begin Data for processing

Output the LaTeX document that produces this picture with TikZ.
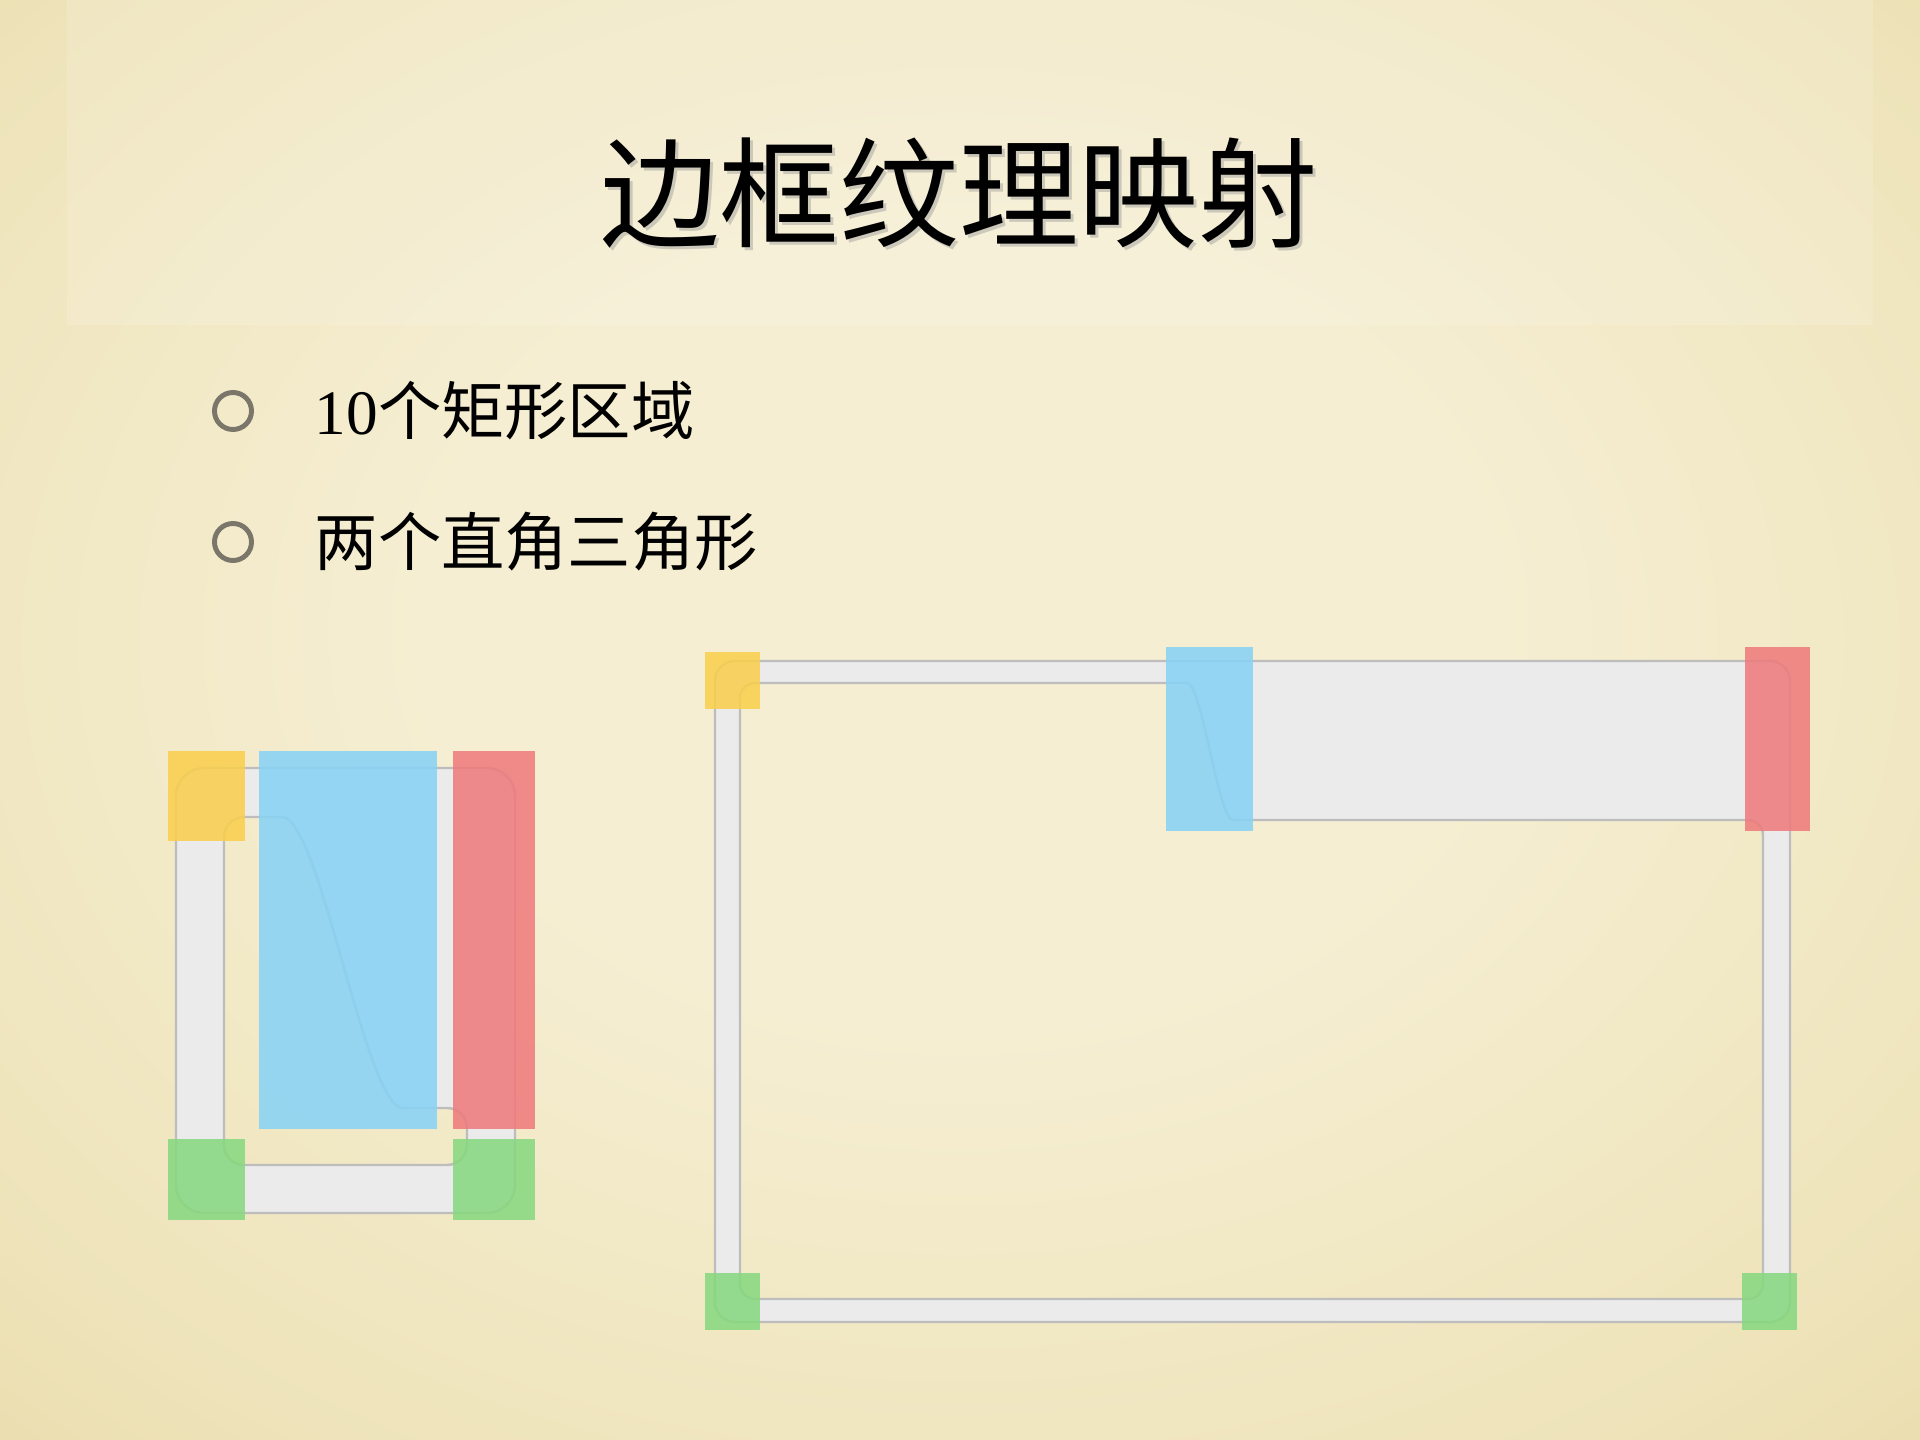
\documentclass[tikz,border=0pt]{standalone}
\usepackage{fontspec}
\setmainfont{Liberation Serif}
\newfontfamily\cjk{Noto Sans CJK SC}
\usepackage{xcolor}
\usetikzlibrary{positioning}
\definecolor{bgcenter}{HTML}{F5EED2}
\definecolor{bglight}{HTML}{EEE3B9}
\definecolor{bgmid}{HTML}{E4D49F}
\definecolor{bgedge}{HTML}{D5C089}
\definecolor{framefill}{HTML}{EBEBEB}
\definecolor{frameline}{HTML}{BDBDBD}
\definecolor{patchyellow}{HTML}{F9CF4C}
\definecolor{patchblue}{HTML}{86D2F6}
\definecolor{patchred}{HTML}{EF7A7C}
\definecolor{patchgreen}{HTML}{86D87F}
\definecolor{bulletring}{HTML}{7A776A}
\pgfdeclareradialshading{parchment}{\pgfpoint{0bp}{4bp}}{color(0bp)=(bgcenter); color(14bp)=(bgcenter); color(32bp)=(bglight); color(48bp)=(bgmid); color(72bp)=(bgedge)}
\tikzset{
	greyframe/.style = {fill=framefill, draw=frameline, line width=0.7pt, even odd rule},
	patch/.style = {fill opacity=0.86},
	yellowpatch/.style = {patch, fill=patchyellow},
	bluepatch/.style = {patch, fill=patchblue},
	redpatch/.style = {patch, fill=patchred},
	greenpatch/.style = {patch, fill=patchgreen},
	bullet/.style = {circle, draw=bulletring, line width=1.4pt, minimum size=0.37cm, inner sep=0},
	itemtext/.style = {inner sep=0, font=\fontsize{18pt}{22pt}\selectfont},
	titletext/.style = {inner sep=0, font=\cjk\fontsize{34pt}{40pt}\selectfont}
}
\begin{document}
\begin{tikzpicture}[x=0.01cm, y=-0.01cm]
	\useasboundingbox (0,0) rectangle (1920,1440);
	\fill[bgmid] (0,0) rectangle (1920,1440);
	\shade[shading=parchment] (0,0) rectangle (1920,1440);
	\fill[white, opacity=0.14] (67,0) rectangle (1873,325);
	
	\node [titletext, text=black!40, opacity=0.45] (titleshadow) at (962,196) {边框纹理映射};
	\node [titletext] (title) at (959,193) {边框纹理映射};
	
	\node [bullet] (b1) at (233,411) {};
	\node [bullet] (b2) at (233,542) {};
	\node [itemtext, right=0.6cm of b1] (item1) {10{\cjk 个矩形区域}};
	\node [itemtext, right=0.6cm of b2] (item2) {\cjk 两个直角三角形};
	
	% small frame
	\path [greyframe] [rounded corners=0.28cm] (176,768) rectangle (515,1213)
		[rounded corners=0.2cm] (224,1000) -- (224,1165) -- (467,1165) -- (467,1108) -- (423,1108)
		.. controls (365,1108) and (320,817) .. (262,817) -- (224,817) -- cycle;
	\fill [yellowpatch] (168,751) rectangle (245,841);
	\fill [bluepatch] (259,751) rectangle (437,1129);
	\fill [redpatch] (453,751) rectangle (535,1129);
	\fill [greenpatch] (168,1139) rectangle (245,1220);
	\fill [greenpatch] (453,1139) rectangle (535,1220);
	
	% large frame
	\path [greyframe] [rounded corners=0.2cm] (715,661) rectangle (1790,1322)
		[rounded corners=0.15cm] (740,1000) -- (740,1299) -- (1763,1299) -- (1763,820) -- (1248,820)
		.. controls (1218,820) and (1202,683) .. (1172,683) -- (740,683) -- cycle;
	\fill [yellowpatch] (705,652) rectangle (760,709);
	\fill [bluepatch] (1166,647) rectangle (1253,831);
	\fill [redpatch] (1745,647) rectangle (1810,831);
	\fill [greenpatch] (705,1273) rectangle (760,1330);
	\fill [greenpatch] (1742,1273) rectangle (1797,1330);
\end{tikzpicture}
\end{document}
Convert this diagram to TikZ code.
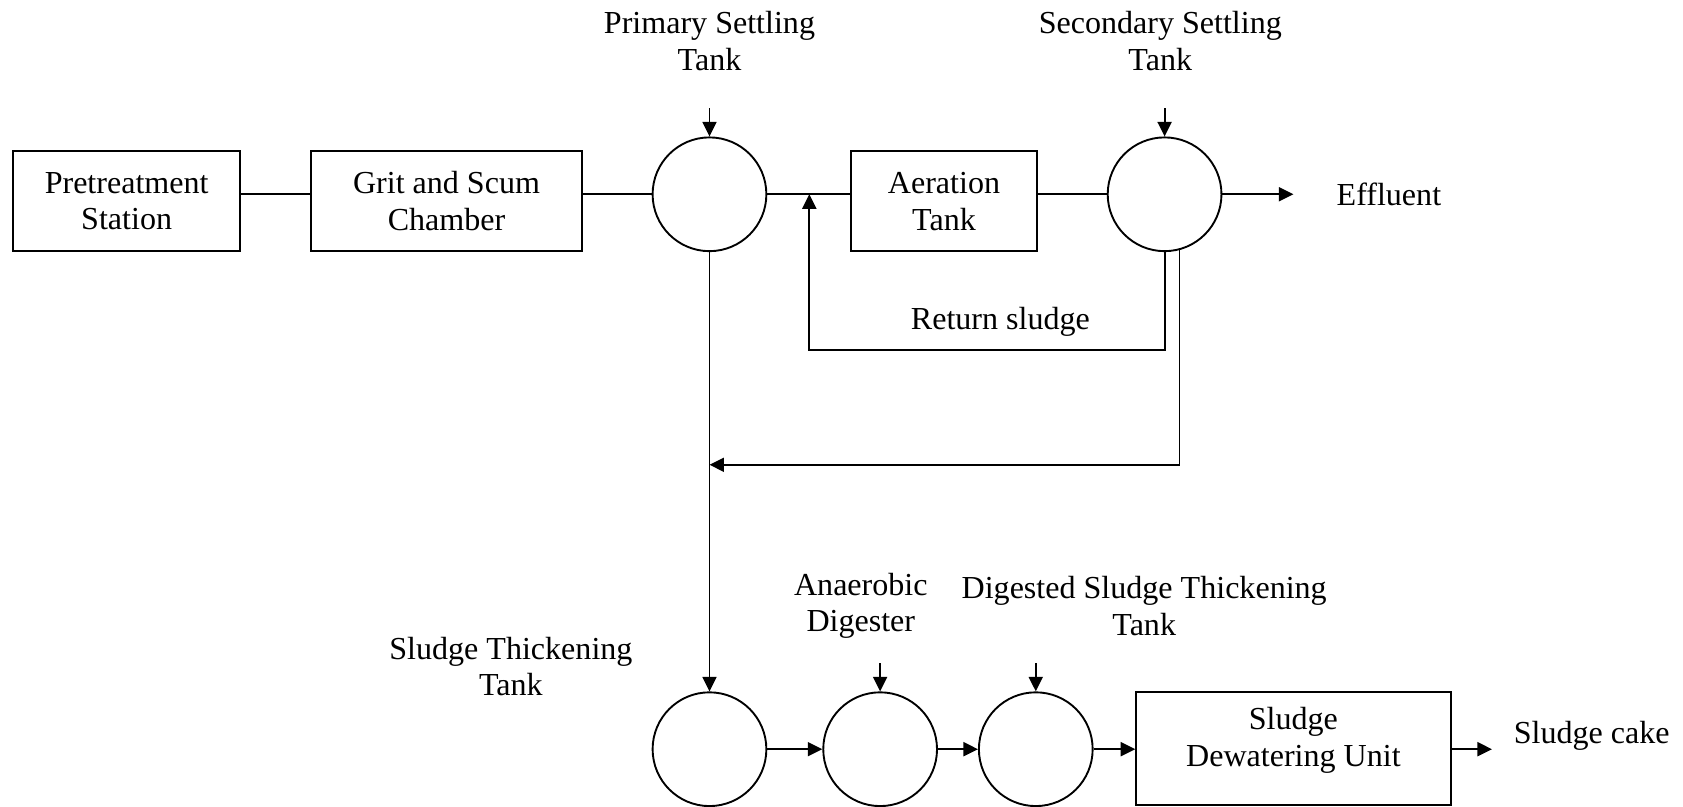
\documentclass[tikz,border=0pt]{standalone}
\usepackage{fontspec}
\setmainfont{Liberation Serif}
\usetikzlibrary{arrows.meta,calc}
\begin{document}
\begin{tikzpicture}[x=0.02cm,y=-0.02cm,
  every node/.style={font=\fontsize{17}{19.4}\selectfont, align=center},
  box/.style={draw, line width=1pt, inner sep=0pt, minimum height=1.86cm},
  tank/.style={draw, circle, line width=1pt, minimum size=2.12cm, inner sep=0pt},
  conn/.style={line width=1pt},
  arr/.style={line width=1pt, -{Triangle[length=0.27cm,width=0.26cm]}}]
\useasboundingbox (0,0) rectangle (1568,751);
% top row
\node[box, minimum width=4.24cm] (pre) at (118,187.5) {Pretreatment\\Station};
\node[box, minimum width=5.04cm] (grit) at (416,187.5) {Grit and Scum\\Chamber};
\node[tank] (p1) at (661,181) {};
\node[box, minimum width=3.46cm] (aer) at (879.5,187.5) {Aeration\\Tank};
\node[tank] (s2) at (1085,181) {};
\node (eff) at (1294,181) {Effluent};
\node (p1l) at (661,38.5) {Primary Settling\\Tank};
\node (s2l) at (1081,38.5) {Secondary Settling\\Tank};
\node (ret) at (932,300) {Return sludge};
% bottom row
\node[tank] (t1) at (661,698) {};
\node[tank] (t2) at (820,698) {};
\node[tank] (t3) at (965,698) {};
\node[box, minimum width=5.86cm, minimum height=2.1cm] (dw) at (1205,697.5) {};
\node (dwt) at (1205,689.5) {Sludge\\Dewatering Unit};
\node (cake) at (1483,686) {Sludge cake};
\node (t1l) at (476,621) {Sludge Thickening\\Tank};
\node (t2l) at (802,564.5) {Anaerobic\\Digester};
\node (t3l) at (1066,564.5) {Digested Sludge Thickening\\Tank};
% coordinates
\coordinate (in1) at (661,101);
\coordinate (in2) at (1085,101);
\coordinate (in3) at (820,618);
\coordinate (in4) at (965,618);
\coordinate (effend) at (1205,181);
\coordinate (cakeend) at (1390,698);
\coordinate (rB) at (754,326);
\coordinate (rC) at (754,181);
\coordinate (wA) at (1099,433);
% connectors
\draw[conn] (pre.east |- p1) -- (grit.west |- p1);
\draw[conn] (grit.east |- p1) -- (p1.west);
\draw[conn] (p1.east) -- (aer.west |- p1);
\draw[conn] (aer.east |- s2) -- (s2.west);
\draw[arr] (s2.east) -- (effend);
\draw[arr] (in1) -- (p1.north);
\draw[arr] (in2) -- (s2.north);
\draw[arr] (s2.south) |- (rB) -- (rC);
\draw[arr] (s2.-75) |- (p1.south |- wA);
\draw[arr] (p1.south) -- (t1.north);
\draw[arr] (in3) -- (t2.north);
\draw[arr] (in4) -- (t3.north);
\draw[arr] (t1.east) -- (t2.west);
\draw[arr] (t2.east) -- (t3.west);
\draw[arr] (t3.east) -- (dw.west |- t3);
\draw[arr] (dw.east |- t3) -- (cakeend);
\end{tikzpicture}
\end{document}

end Data for processing

[Written instruction]
Pictures in the records above are not copied; print everything else exactly.

[Expected answer]
Output the LaTeX document that produces this picture with TikZ.
\documentclass[tikz,border=0pt]{standalone}
\usepackage{fontspec}
\setmainfont{Liberation Serif}
\newfontfamily\cjk{Noto Sans CJK SC}
\usepackage{xcolor}
\usetikzlibrary{positioning}
\definecolor{bgcenter}{HTML}{F5EED2}
\definecolor{bglight}{HTML}{EEE3B9}
\definecolor{bgmid}{HTML}{E4D49F}
\definecolor{bgedge}{HTML}{D5C089}
\definecolor{framefill}{HTML}{EBEBEB}
\definecolor{frameline}{HTML}{BDBDBD}
\definecolor{patchyellow}{HTML}{F9CF4C}
\definecolor{patchblue}{HTML}{86D2F6}
\definecolor{patchred}{HTML}{EF7A7C}
\definecolor{patchgreen}{HTML}{86D87F}
\definecolor{bulletring}{HTML}{7A776A}
\pgfdeclareradialshading{parchment}{\pgfpoint{0bp}{4bp}}{color(0bp)=(bgcenter); color(14bp)=(bgcenter); color(32bp)=(bglight); color(48bp)=(bgmid); color(72bp)=(bgedge)}
\tikzset{
	greyframe/.style = {fill=framefill, draw=frameline, line width=0.7pt, even odd rule},
	patch/.style = {fill opacity=0.86},
	yellowpatch/.style = {patch, fill=patchyellow},
	bluepatch/.style = {patch, fill=patchblue},
	redpatch/.style = {patch, fill=patchred},
	greenpatch/.style = {patch, fill=patchgreen},
	bullet/.style = {circle, draw=bulletring, line width=1.4pt, minimum size=0.37cm, inner sep=0},
	itemtext/.style = {inner sep=0, font=\fontsize{18pt}{22pt}\selectfont},
	titletext/.style = {inner sep=0, font=\cjk\fontsize{34pt}{40pt}\selectfont}
}
\begin{document}
\begin{tikzpicture}[x=0.01cm, y=-0.01cm]
	\useasboundingbox (0,0) rectangle (1920,1440);
	\fill[bgmid] (0,0) rectangle (1920,1440);
	\shade[shading=parchment] (0,0) rectangle (1920,1440);
	\fill[white, opacity=0.14] (67,0) rectangle (1873,325);
	
	\node [titletext, text=black!40, opacity=0.45] (titleshadow) at (962,196) {边框纹理映射};
	\node [titletext] (title) at (959,193) {边框纹理映射};
	
	\node [bullet] (b1) at (233,411) {};
	\node [bullet] (b2) at (233,542) {};
	\node [itemtext, right=0.6cm of b1] (item1) {10{\cjk 个矩形区域}};
	\node [itemtext, right=0.6cm of b2] (item2) {\cjk 两个直角三角形};
	
	% small frame
	\path [greyframe] [rounded corners=0.28cm] (176,768) rectangle (515,1213)
		[rounded corners=0.2cm] (224,1000) -- (224,1165) -- (467,1165) -- (467,1108) -- (423,1108)
		.. controls (365,1108) and (320,817) .. (262,817) -- (224,817) -- cycle;
	\fill [yellowpatch] (168,751) rectangle (245,841);
	\fill [bluepatch] (259,751) rectangle (437,1129);
	\fill [redpatch] (453,751) rectangle (535,1129);
	\fill [greenpatch] (168,1139) rectangle (245,1220);
	\fill [greenpatch] (453,1139) rectangle (535,1220);
	
	% large frame
	\path [greyframe] [rounded corners=0.2cm] (715,661) rectangle (1790,1322)
		[rounded corners=0.15cm] (740,1000) -- (740,1299) -- (1763,1299) -- (1763,820) -- (1248,820)
		.. controls (1218,820) and (1202,683) .. (1172,683) -- (740,683) -- cycle;
	\fill [yellowpatch] (705,652) rectangle (760,709);
	\fill [bluepatch] (1166,647) rectangle (1253,831);
	\fill [redpatch] (1745,647) rectangle (1810,831);
	\fill [greenpatch] (705,1273) rectangle (760,1330);
	\fill [greenpatch] (1742,1273) rectangle (1797,1330);
\end{tikzpicture}
\end{document}
Convert this diagram to TikZ code.
\documentclass[tikz,border=0pt]{standalone}
\usepackage{fontspec}
\setmainfont{Liberation Serif}
\usetikzlibrary{arrows.meta,calc}
\begin{document}
\begin{tikzpicture}[x=0.02cm,y=-0.02cm,
  every node/.style={font=\fontsize{17}{19.4}\selectfont, align=center},
  box/.style={draw, line width=1pt, inner sep=0pt, minimum height=1.86cm},
  tank/.style={draw, circle, line width=1pt, minimum size=2.12cm, inner sep=0pt},
  conn/.style={line width=1pt},
  arr/.style={line width=1pt, -{Triangle[length=0.27cm,width=0.26cm]}}]
\useasboundingbox (0,0) rectangle (1568,751);
% top row
\node[box, minimum width=4.24cm] (pre) at (118,187.5) {Pretreatment\\Station};
\node[box, minimum width=5.04cm] (grit) at (416,187.5) {Grit and Scum\\Chamber};
\node[tank] (p1) at (661,181) {};
\node[box, minimum width=3.46cm] (aer) at (879.5,187.5) {Aeration\\Tank};
\node[tank] (s2) at (1085,181) {};
\node (eff) at (1294,181) {Effluent};
\node (p1l) at (661,38.5) {Primary Settling\\Tank};
\node (s2l) at (1081,38.5) {Secondary Settling\\Tank};
\node (ret) at (932,300) {Return sludge};
% bottom row
\node[tank] (t1) at (661,698) {};
\node[tank] (t2) at (820,698) {};
\node[tank] (t3) at (965,698) {};
\node[box, minimum width=5.86cm, minimum height=2.1cm] (dw) at (1205,697.5) {};
\node (dwt) at (1205,689.5) {Sludge\\Dewatering Unit};
\node (cake) at (1483,686) {Sludge cake};
\node (t1l) at (476,621) {Sludge Thickening\\Tank};
\node (t2l) at (802,564.5) {Anaerobic\\Digester};
\node (t3l) at (1066,564.5) {Digested Sludge Thickening\\Tank};
% coordinates
\coordinate (in1) at (661,101);
\coordinate (in2) at (1085,101);
\coordinate (in3) at (820,618);
\coordinate (in4) at (965,618);
\coordinate (effend) at (1205,181);
\coordinate (cakeend) at (1390,698);
\coordinate (rB) at (754,326);
\coordinate (rC) at (754,181);
\coordinate (wA) at (1099,433);
% connectors
\draw[conn] (pre.east |- p1) -- (grit.west |- p1);
\draw[conn] (grit.east |- p1) -- (p1.west);
\draw[conn] (p1.east) -- (aer.west |- p1);
\draw[conn] (aer.east |- s2) -- (s2.west);
\draw[arr] (s2.east) -- (effend);
\draw[arr] (in1) -- (p1.north);
\draw[arr] (in2) -- (s2.north);
\draw[arr] (s2.south) |- (rB) -- (rC);
\draw[arr] (s2.-75) |- (p1.south |- wA);
\draw[arr] (p1.south) -- (t1.north);
\draw[arr] (in3) -- (t2.north);
\draw[arr] (in4) -- (t3.north);
\draw[arr] (t1.east) -- (t2.west);
\draw[arr] (t2.east) -- (t3.west);
\draw[arr] (t3.east) -- (dw.west |- t3);
\draw[arr] (dw.east |- t3) -- (cakeend);
\end{tikzpicture}
\end{document}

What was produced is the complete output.